# [What you are asked to do]
Print only the lines from the top of the data through the line with "import * as", both included, skipping every picture.

# [Exercise input]
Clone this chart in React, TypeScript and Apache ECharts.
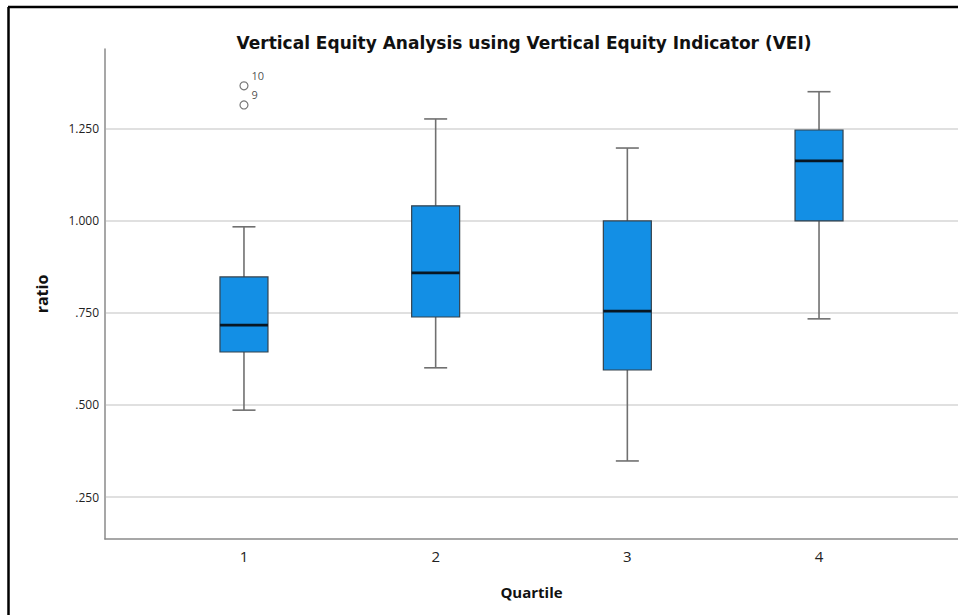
import React, { useEffect, useRef } from "react";
import * as echarts from "echarts";

const quartiles = [1, 2, 3, 4];
const whiskerLow = [0.486, 0.601, 0.348, 0.734];
const q1 = [0.644, 0.739, 0.595, 1.0];
const median = [0.717, 0.859, 0.755, 1.163];
const q3 = [0.848, 1.041, 1.0, 1.247];
const whiskerHigh = [0.984, 1.277, 1.198, 1.351];

const outlierX = [1, 1];
const outlierY = [1.315, 1.367];
const outlierLabels = ["9", "10"];

const yTicks = [0.25, 0.5, 0.75, 1.0, 1.25];

const titleText = "Vertical Equity Analysis using Vertical Equity Indicator (VEI)";

export default function App() {
  const ref = useRef<HTMLDivElement>(null);

  useEffect(() => {
    document.body.style.margin = "0";
    if (!ref.current) return;
    const chart = echarts.init(ref.current, null, { renderer: "svg" });

    const boxData = quartiles.map((q, i) => [q, whiskerLow[i], q1[i], median[i], q3[i], whiskerHigh[i]]);
    const outlierData = outlierX.map((x, i) => ({ value: [x, outlierY[i]], name: outlierLabels[i] }));
    const gridData = yTicks.map((v) => [1, v]);

    const fmt = (v: number) => (v < 1 ? v.toFixed(3).slice(1) : v.toFixed(3));

    chart.setOption({
      animation: false,
      backgroundColor: "#ffffff",
      textStyle: { fontFamily: "Open Sans" },
      title: {
        text: titleText,
        left: 519,
        top: 29,
        textAlign: "center",
        textStyle: { fontSize: 17, fontWeight: "bold", color: "#111", fontFamily: "DejaVu Sans" },
      },
      graphic: [
        { type: "line", shape: { x1: 8.5, y1: 7, x2: 8.5, y2: 615 }, style: { stroke: "#000", lineWidth: 2.5 } },
        { type: "line", shape: { x1: 8, y1: 7, x2: 958, y2: 7 }, style: { stroke: "#000", lineWidth: 2.5 } },
      ],
      grid: { left: 105, right: 0, top: 49, bottom: 76, containLabel: false },
      xAxis: {
        type: "value",
        min: 0.275,
        max: 4.725,
        name: "Quartile",
        nameLocation: "middle",
        nameGap: 45,
        nameTextStyle: { fontSize: 15, fontWeight: "bold", color: "#111" },
        axisLine: { show: true, onZero: false, lineStyle: { color: "#8a8a8a", width: 1.5 } },
        axisTick: { show: false },
        splitLine: { show: false },
        axisLabel: { customValues: quartiles, fontSize: 15, color: "#222", margin: 9 },
      },
      yAxis: {
        type: "value",
        min: 0.136,
        max: 1.467,
        name: "ratio",
        nameLocation: "middle",
        nameGap: 55,
        nameTextStyle: { fontSize: 16, fontWeight: "bold", color: "#111" },
        axisLine: { show: true, lineStyle: { color: "#8a8a8a", width: 1.5 } },
        axisTick: { show: false },
        splitLine: { show: false },
        axisLabel: { customValues: yTicks, formatter: fmt, fontSize: 12, color: "#222", margin: 6 },
      },
      series: [
        {
          type: "custom",
          z: 1,
          silent: true,
          data: gridData,
          encode: { x: 0, y: 1 },
          renderItem: (params: any, api: any) => {
            const p = api.coord([1, api.value(1)]);
            const cs = params.coordSys;
            return {
              type: "line",
              shape: { x1: cs.x + 1, y1: p[1], x2: cs.x + cs.width, y2: p[1] },
              style: { stroke: "#d6d6d6", lineWidth: 1.5 },
            };
          },
        },
        {
          type: "custom",
          z: 2,
          data: boxData,
          encode: { x: 0, y: [1, 2, 3, 4, 5] },
          renderItem: (params: any, api: any) => {
            const x = api.value(0);
            const pMin = api.coord([x, api.value(1)]);
            const pQ1 = api.coord([x, api.value(2)]);
            const pMed = api.coord([x, api.value(3)]);
            const pQ3 = api.coord([x, api.value(4)]);
            const pMax = api.coord([x, api.value(5)]);
            const cx = pMed[0];
            const half = 24;
            const cap = 11.5;
            const whisker = { stroke: "#707070", lineWidth: 1.6 };
            return {
              type: "group",
              children: [
                { type: "line", shape: { x1: cx, y1: pMax[1], x2: cx, y2: pQ3[1] }, style: whisker },
                { type: "line", shape: { x1: cx, y1: pQ1[1], x2: cx, y2: pMin[1] }, style: whisker },
                { type: "line", shape: { x1: cx - cap, y1: pMax[1], x2: cx + cap, y2: pMax[1] }, style: whisker },
                { type: "line", shape: { x1: cx - cap, y1: pMin[1], x2: cx + cap, y2: pMin[1] }, style: whisker },
                {
                  type: "rect",
                  shape: { x: cx - half, y: pQ3[1], width: half * 2, height: pQ1[1] - pQ3[1] },
                  style: { fill: "#138fe5", stroke: "#34424d", lineWidth: 1.2 },
                },
                {
                  type: "line",
                  shape: { x1: cx - half, y1: pMed[1], x2: cx + half, y2: pMed[1] },
                  style: { stroke: "#081622", lineWidth: 2.6 },
                },
              ],
            };
          },
        },
        {
          type: "scatter",
          z: 3,
          data: outlierData,
          symbol: "circle",
          symbolSize: 8,
          itemStyle: { color: "#ffffff", borderColor: "#555", borderWidth: 1.2 },
          label: {
            show: true,
            position: "right",
            offset: [0, -10],
            distance: 3,
            formatter: (p: any) => p.name,
            fontSize: 11,
            color: "#222222",
            textBorderWidth: 0,
          },
        },
      ],
    });

    return () => chart.dispose();
  }, []);

  return <div ref={ref} style={{ width: 958, height: 615 }} />;
}
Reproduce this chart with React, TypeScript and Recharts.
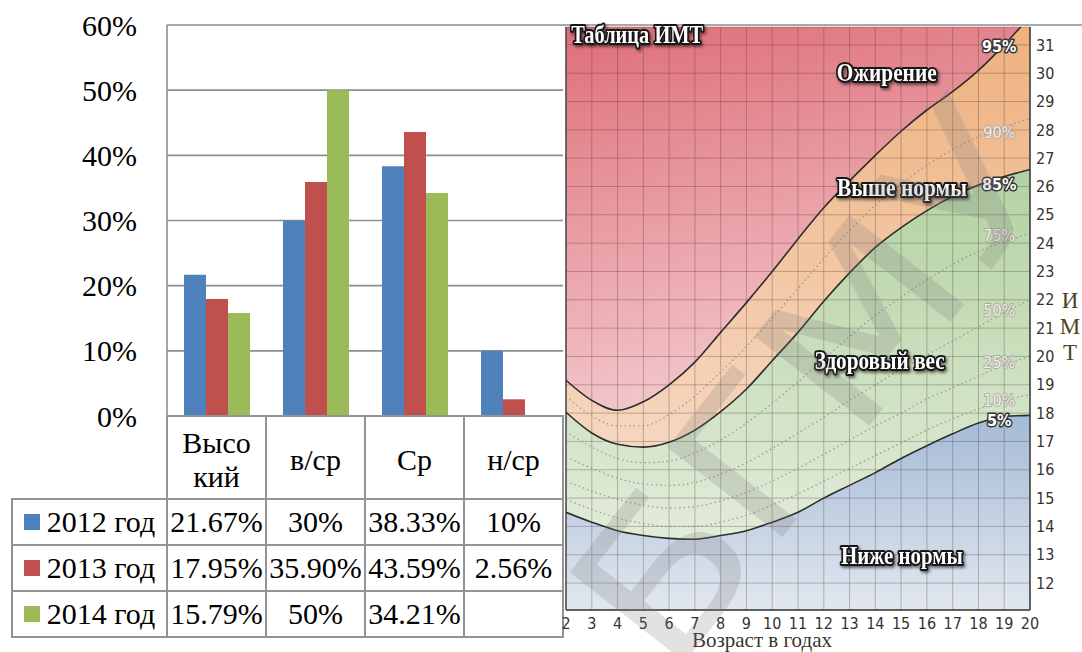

# [Response]
Clone this chart in React, TypeScript and Apache ECharts.
import React, { useEffect, useRef } from "react";
import * as echarts from "echarts";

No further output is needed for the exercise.